So we dare not ever criticize those institutions, and we will forever have Limbaugh, local churches, and conservative politicians as the arbiters of what is good and right, and the framers will forever defend their hegemony.

This misses the point entirely. The one, and only, thing that the Limbaughs of the world do well is exactlly the thing question- they frame their bullshit well.

Really, that's it.

For instance, limbaugh can come on, babble on and on about, say, global warming- for, say, a half an hour- and, in the end, we will have a very short list of things he's actuallally accomplished:

1) He will have spouted off a lot of crap that has no substance at all: i.e., If we're undergoing climate change, why is it so cold in Peoria? Or, if were so concerned about co2, what about cow flatulence?

2) He'll have confused the issue by quoting, or mine-quoting, a bunch of studies in an incorrect fashion, or quoting obviously nonsensical studies as though they were valid,

and finally,

3) Convinced a large, politically viable, portion of his listening audience that he is completely correct in his unsupportable nonsense.

Now, for those of us who care, the real question is how do ponts one and two lead to three? How do Limbaugh and his fellows convince so many that they are knowledgeable about topics in which they are so evidently clearly ignorant?

It's because they are good at one thing, and one thing only-

get ready for it-

They are experts at framing.

That's Limbaugh's one and only skill.

And, despite the protests of P.Z., It turns out, it works real well.

It, at the very least, has managed to put a guy who, according to his own mother "flunked everything" in his two years in collage on a par with lifetime experts in highly specialized fields, in terms of their influence on the general populace.

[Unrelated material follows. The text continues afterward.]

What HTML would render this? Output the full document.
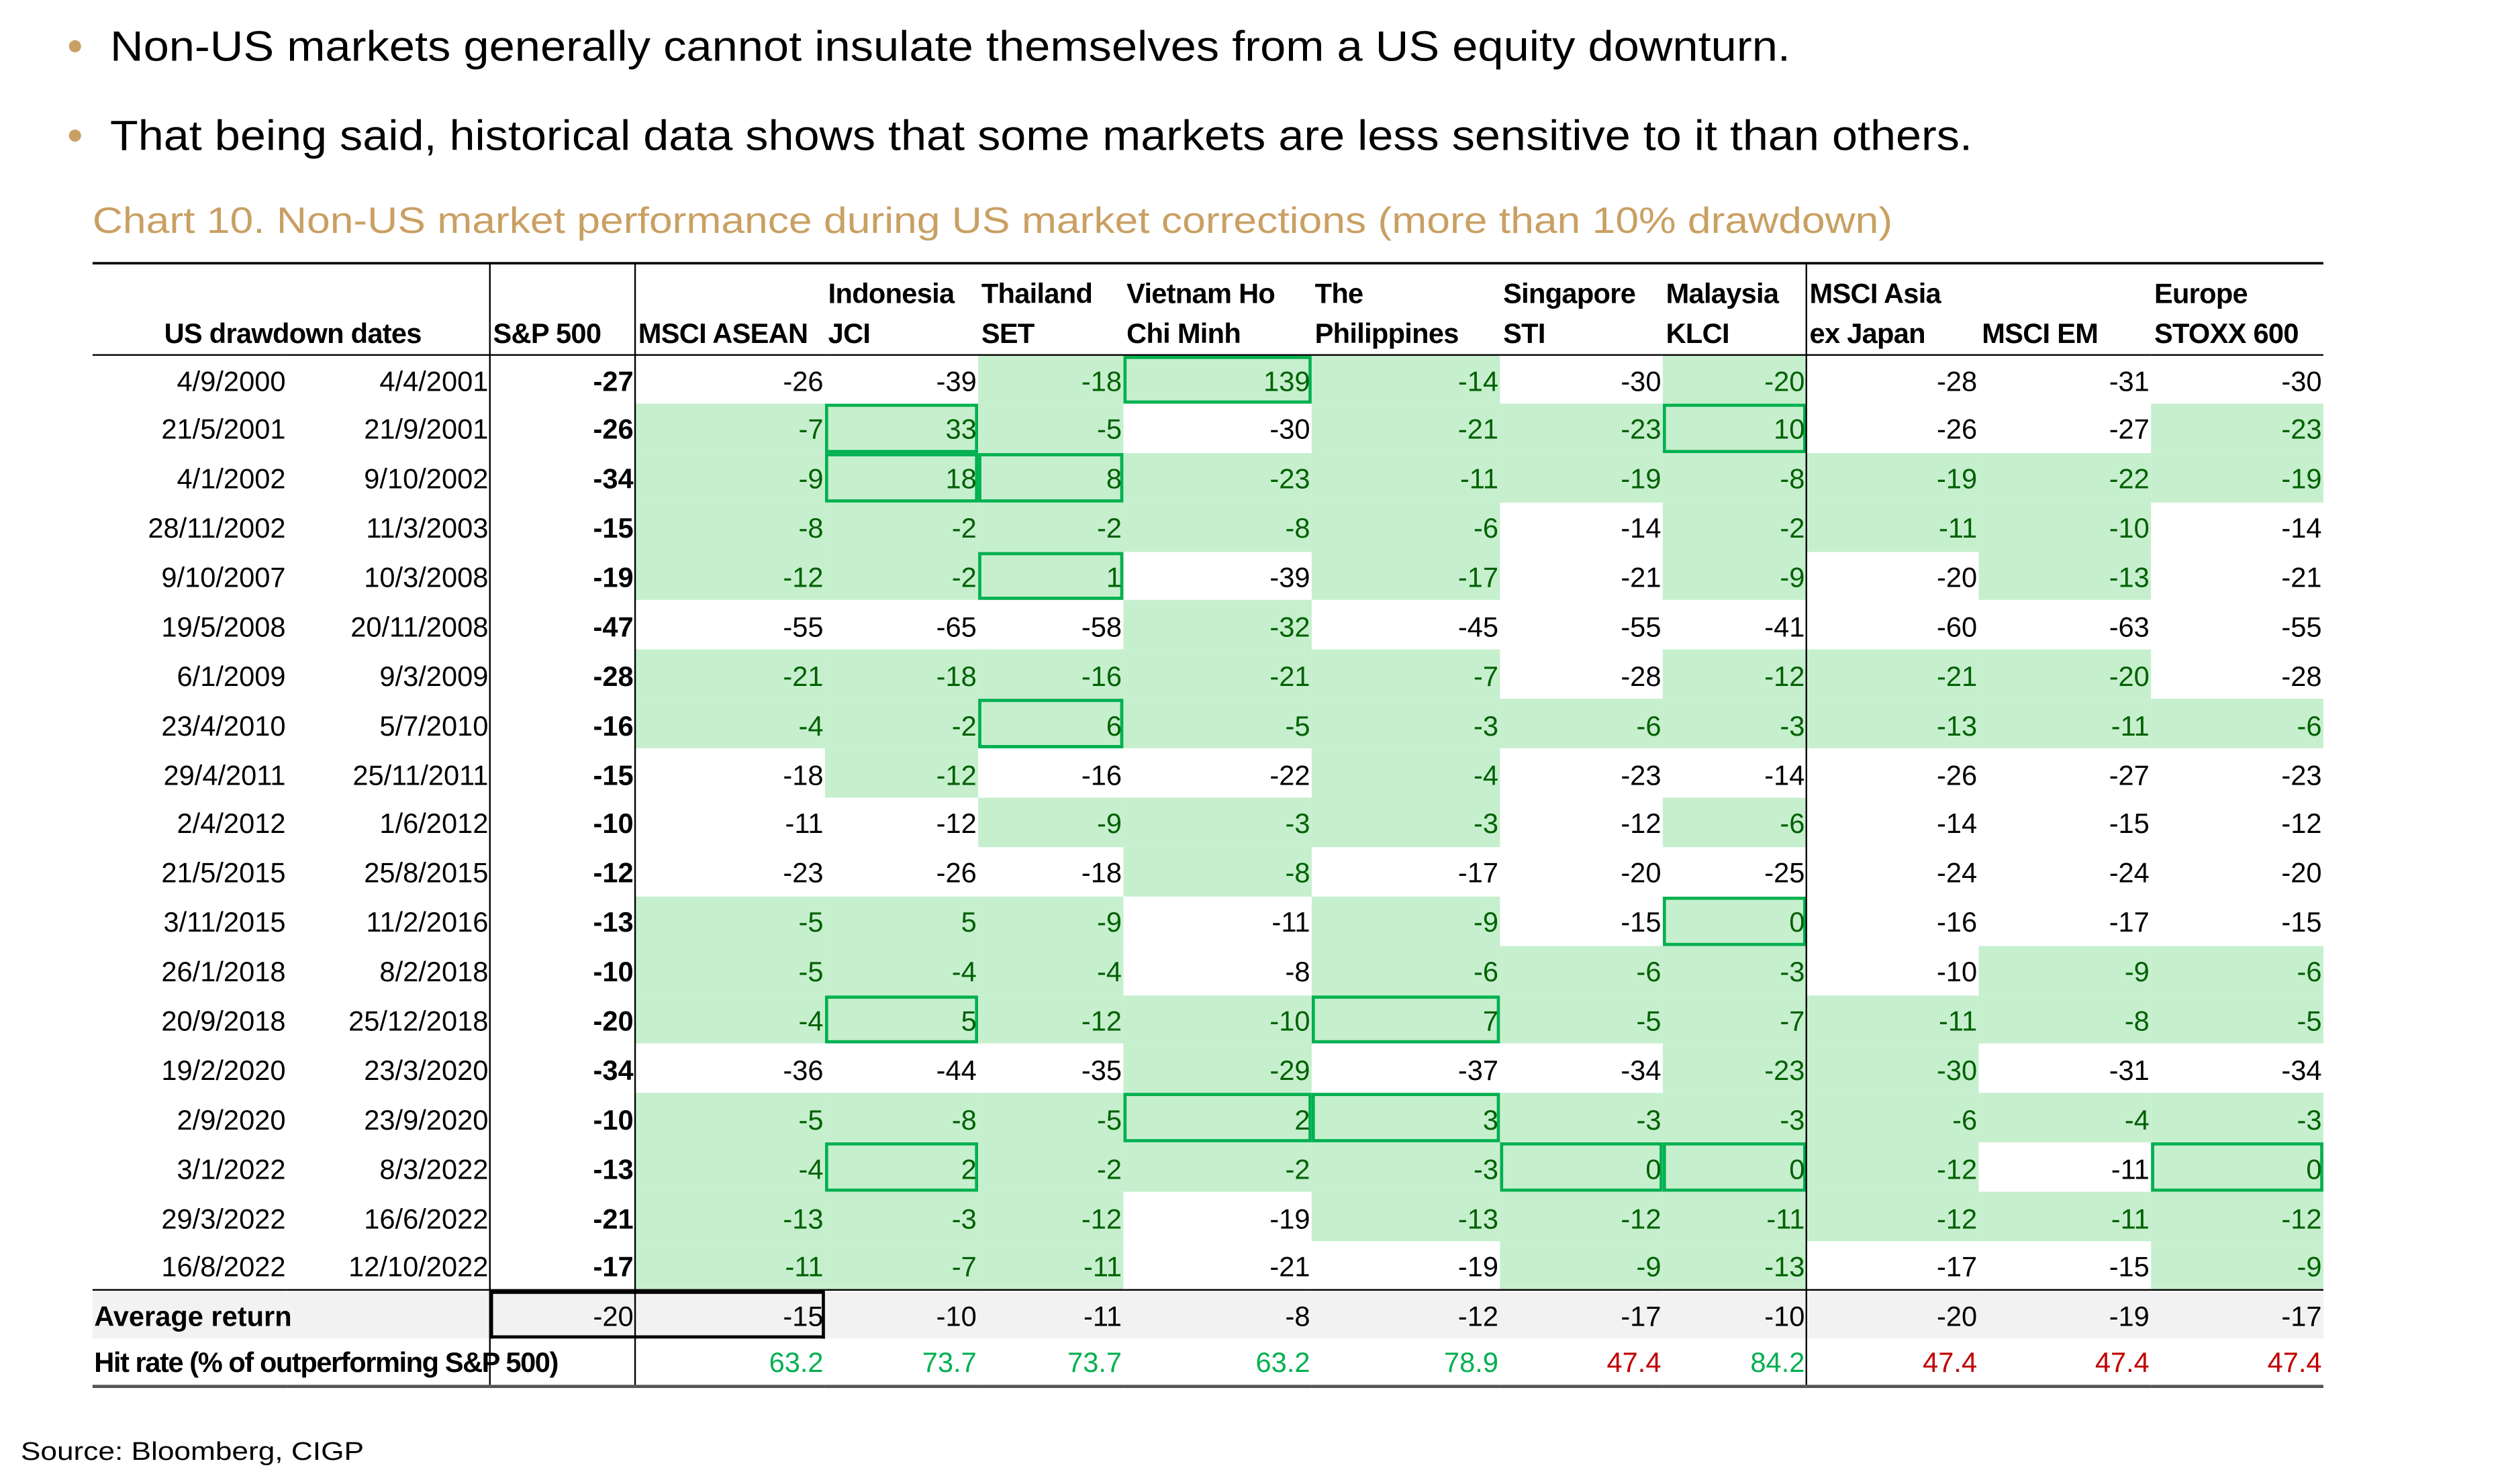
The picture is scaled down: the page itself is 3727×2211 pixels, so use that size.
<!DOCTYPE html>
<html><head><meta charset="utf-8">
<style>
html,body{margin:0;padding:0;background:#fff;}
body{width:3727px;height:2211px;overflow:hidden;position:relative;}
#w{position:absolute;left:0;top:0;width:1568px;height:930px;transform:scale(2.377);transform-origin:0 0;}
svg{position:absolute;left:0;top:0;}
table{position:absolute;left:58px;top:165px;width:1398px;border-collapse:collapse;table-layout:fixed;font-family:"Liberation Sans Narrow","Liberation Sans",sans-serif;font-size:17.5px;color:#000;border-spacing:0;}
td{padding:3px 1px 0 0;text-align:right;height:30.9px;line-height:27px;white-space:nowrap;overflow:visible;box-sizing:border-box;}
tr.h td{height:57px;vertical-align:bottom;text-align:left;font-weight:bold;line-height:25px;padding:0 0 0 2px;border-bottom:1px solid #000;letter-spacing:-0.3px;font-size:17.5px;}
td.g{background:#C6EFCE;color:#006100;}
td.b{background:#C6EFCE;color:#006100;box-shadow:inset 0 0 0 2px #00B050;}
td.s{font-weight:bold;}
tr.avg td{background:#F2F2F2;height:30px;border-top:1px solid #000;}
tr.hit td{height:27px;border-bottom:2px solid #555;padding-top:2px;}
.gr{color:#00B050;}.rd{color:#C00000;}
</style></head><body><div id="w">
<svg width="1568" height="930" viewBox="0 0 1568 930">
<circle cx="47" cy="29" r="3.8" fill="#C9A063"/>
<circle cx="47" cy="85" r="3.8" fill="#C9A063"/>
<text x="69" y="38" font-family="Liberation Sans, sans-serif" font-size="26.5" textLength="1053" lengthAdjust="spacingAndGlyphs" fill="#000">Non-US markets generally cannot insulate themselves from a US equity downturn.</text>
<text x="69" y="94" font-family="Liberation Sans, sans-serif" font-size="26.5" textLength="1167" lengthAdjust="spacingAndGlyphs" fill="#000">That being said, historical data shows that some markets are less sensitive to it than others.</text>
<text x="58" y="146" font-family="Liberation Sans, sans-serif" font-size="23" textLength="1128" lengthAdjust="spacingAndGlyphs" fill="#C9A063">Chart 10. Non-US market performance during US market corrections (more than 10% drawdown)</text>
<text x="13" y="915" font-family="Liberation Sans, sans-serif" font-size="16" textLength="215" lengthAdjust="spacingAndGlyphs" fill="#000">Source: Bloomberg, CIGP</text>
</svg>
<table>
<colgroup><col style="width:122px"><col style="width:127px"><col style="width:91px"><col style="width:119px"><col style="width:96px"><col style="width:91px"><col style="width:118px"><col style="width:118px"><col style="width:102px"><col style="width:90px"><col style="width:108px"><col style="width:108px"><col style="width:108px"></colgroup>
<tr class="h"><td colspan="2" style="text-align:center">US drawdown dates</td><td>S&amp;P 500</td><td>MSCI ASEAN</td><td>Indonesia<br>JCI</td><td>Thailand<br>SET</td><td>Vietnam Ho<br>Chi Minh</td><td>The<br>Philippines</td><td>Singapore<br>STI</td><td>Malaysia<br>KLCI</td><td>MSCI Asia<br>ex Japan</td><td>MSCI EM</td><td>Europe<br>STOXX 600</td></tr>
<tr><td>4/9/2000</td><td>4/4/2001</td><td class="s">-27</td><td>-26</td><td>-39</td><td class="g">-18</td><td class="b">139</td><td class="g">-14</td><td>-30</td><td class="g">-20</td><td>-28</td><td>-31</td><td>-30</td></tr>
<tr><td>21/5/2001</td><td>21/9/2001</td><td class="s">-26</td><td class="g">-7</td><td class="b">33</td><td class="g">-5</td><td>-30</td><td class="g">-21</td><td class="g">-23</td><td class="b">10</td><td>-26</td><td>-27</td><td class="g">-23</td></tr>
<tr><td>4/1/2002</td><td>9/10/2002</td><td class="s">-34</td><td class="g">-9</td><td class="b">18</td><td class="b">8</td><td class="g">-23</td><td class="g">-11</td><td class="g">-19</td><td class="g">-8</td><td class="g">-19</td><td class="g">-22</td><td class="g">-19</td></tr>
<tr><td>28/11/2002</td><td>11/3/2003</td><td class="s">-15</td><td class="g">-8</td><td class="g">-2</td><td class="g">-2</td><td class="g">-8</td><td class="g">-6</td><td>-14</td><td class="g">-2</td><td class="g">-11</td><td class="g">-10</td><td>-14</td></tr>
<tr><td>9/10/2007</td><td>10/3/2008</td><td class="s">-19</td><td class="g">-12</td><td class="g">-2</td><td class="b">1</td><td>-39</td><td class="g">-17</td><td>-21</td><td class="g">-9</td><td>-20</td><td class="g">-13</td><td>-21</td></tr>
<tr><td>19/5/2008</td><td>20/11/2008</td><td class="s">-47</td><td>-55</td><td>-65</td><td>-58</td><td class="g">-32</td><td>-45</td><td>-55</td><td>-41</td><td>-60</td><td>-63</td><td>-55</td></tr>
<tr><td>6/1/2009</td><td>9/3/2009</td><td class="s">-28</td><td class="g">-21</td><td class="g">-18</td><td class="g">-16</td><td class="g">-21</td><td class="g">-7</td><td>-28</td><td class="g">-12</td><td class="g">-21</td><td class="g">-20</td><td>-28</td></tr>
<tr><td>23/4/2010</td><td>5/7/2010</td><td class="s">-16</td><td class="g">-4</td><td class="g">-2</td><td class="b">6</td><td class="g">-5</td><td class="g">-3</td><td class="g">-6</td><td class="g">-3</td><td class="g">-13</td><td class="g">-11</td><td class="g">-6</td></tr>
<tr><td>29/4/2011</td><td>25/11/2011</td><td class="s">-15</td><td>-18</td><td class="g">-12</td><td>-16</td><td>-22</td><td class="g">-4</td><td>-23</td><td>-14</td><td>-26</td><td>-27</td><td>-23</td></tr>
<tr><td>2/4/2012</td><td>1/6/2012</td><td class="s">-10</td><td>-11</td><td>-12</td><td class="g">-9</td><td class="g">-3</td><td class="g">-3</td><td>-12</td><td class="g">-6</td><td>-14</td><td>-15</td><td>-12</td></tr>
<tr><td>21/5/2015</td><td>25/8/2015</td><td class="s">-12</td><td>-23</td><td>-26</td><td>-18</td><td class="g">-8</td><td>-17</td><td>-20</td><td>-25</td><td>-24</td><td>-24</td><td>-20</td></tr>
<tr><td>3/11/2015</td><td>11/2/2016</td><td class="s">-13</td><td class="g">-5</td><td class="g">5</td><td class="g">-9</td><td>-11</td><td class="g">-9</td><td>-15</td><td class="b">0</td><td>-16</td><td>-17</td><td>-15</td></tr>
<tr><td>26/1/2018</td><td>8/2/2018</td><td class="s">-10</td><td class="g">-5</td><td class="g">-4</td><td class="g">-4</td><td>-8</td><td class="g">-6</td><td class="g">-6</td><td class="g">-3</td><td>-10</td><td class="g">-9</td><td class="g">-6</td></tr>
<tr><td>20/9/2018</td><td>25/12/2018</td><td class="s">-20</td><td class="g">-4</td><td class="b">5</td><td class="g">-12</td><td class="g">-10</td><td class="b">7</td><td class="g">-5</td><td class="g">-7</td><td class="g">-11</td><td class="g">-8</td><td class="g">-5</td></tr>
<tr><td>19/2/2020</td><td>23/3/2020</td><td class="s">-34</td><td>-36</td><td>-44</td><td>-35</td><td class="g">-29</td><td>-37</td><td>-34</td><td class="g">-23</td><td class="g">-30</td><td>-31</td><td>-34</td></tr>
<tr><td>2/9/2020</td><td>23/9/2020</td><td class="s">-10</td><td class="g">-5</td><td class="g">-8</td><td class="g">-5</td><td class="b">2</td><td class="b">3</td><td class="g">-3</td><td class="g">-3</td><td class="g">-6</td><td class="g">-4</td><td class="g">-3</td></tr>
<tr><td>3/1/2022</td><td>8/3/2022</td><td class="s">-13</td><td class="g">-4</td><td class="b">2</td><td class="g">-2</td><td class="g">-2</td><td class="g">-3</td><td class="b">0</td><td class="b">0</td><td class="g">-12</td><td>-11</td><td class="b">0</td></tr>
<tr><td>29/3/2022</td><td>16/6/2022</td><td class="s">-21</td><td class="g">-13</td><td class="g">-3</td><td class="g">-12</td><td>-19</td><td class="g">-13</td><td class="g">-12</td><td class="g">-11</td><td class="g">-12</td><td class="g">-11</td><td class="g">-12</td></tr>
<tr><td>16/8/2022</td><td>12/10/2022</td><td class="s">-17</td><td class="g">-11</td><td class="g">-7</td><td class="g">-11</td><td>-21</td><td>-19</td><td class="g">-9</td><td class="g">-13</td><td>-17</td><td>-15</td><td class="g">-9</td></tr>
<tr class="avg"><td colspan="2" style="text-align:left;font-weight:bold;padding-left:1px">Average return</td><td style="box-shadow:inset 2px 2px 0 0 #000, inset 0 -2px 0 0 #000">-20</td><td style="box-shadow:inset -2px 2px 0 0 #000, inset 0 -2px 0 0 #000">-15</td><td>-10</td><td>-11</td><td>-8</td><td>-12</td><td>-17</td><td>-10</td><td>-20</td><td>-19</td><td>-17</td></tr>
<tr class="hit"><td colspan="3" style="text-align:left;font-weight:bold;padding-left:1px;font-size:17.5px;letter-spacing:-0.6px">Hit rate (% of outperforming S&amp;P 500)</td><td class="gr">63.2</td><td class="gr">73.7</td><td class="gr">73.7</td><td class="gr">63.2</td><td class="gr">78.9</td><td class="rd">47.4</td><td class="gr">84.2</td><td class="rd">47.4</td><td class="rd">47.4</td><td class="rd">47.4</td></tr>
</table>
<svg width="1568" height="930" viewBox="0 0 1568 930" style="pointer-events:none">
<line x1="58" y1="165" x2="1456" y2="165" stroke="#000" stroke-width="1.5"/>
<line x1="307" y1="165" x2="307" y2="868" stroke="#000" stroke-width="1"/>
<line x1="398" y1="165" x2="398" y2="868" stroke="#000" stroke-width="1"/>
<line x1="1132" y1="165" x2="1132" y2="868" stroke="#000" stroke-width="1"/>
</svg>
</div></body></html>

Now, imagine if people like P.Z.- who actually have extensive knowledge about the topics they discuss- took the time to actually consider how their little diatribes might play out amongst the undecided. Or those who are potentially turnable on one point- for example, the issue of evolution- but are unturnable on other issues- for instance, the whole no god issue. Let's say, they decided for, say a year, to drop the whole "ignorant, deluded, wicked, foolish, or oppressed" meme, and focused on the issue at hand- the acceptance of the simple obviousness of evolution. Strip away the strum and drang of all of those side issues.

Do you really think that the twin issues of rationality and science would be less served?

Do you really think that the twin issues of rationality and science would be less served?

Don't forget that for example PZ have other goals than Nisbet. Actually pretty much the frame Nisbet rejects. It would be seriously ;-) misframing by PZ to use Nisbet's frame. And IIRC, misframing was exactly the topic of the post.

By Torbjörn Lars… (not verified) on 27 Mar 2008 #permalink

can someone explain those frames thingies to me ? In what they differ from just providing context, or just manipulating the listener by mispresentation ?

To Matt Nisbet.

To me, this is the key:

"The criticism, accurately applied, will be in fact that they feed the controversy, providing rhetorical fodder and serving as bogeymen for the creationists."

...which is what you encourage, feed, and strengthen at every turn, Matt. Creationists thrive on presenting evolution as some kind of stealth atheism. You support that, encourage it, and your posts can be quoted verbatim as evidence for it (no quote mining required). "See, this here scienceblogger says the same thing we have been saying all along".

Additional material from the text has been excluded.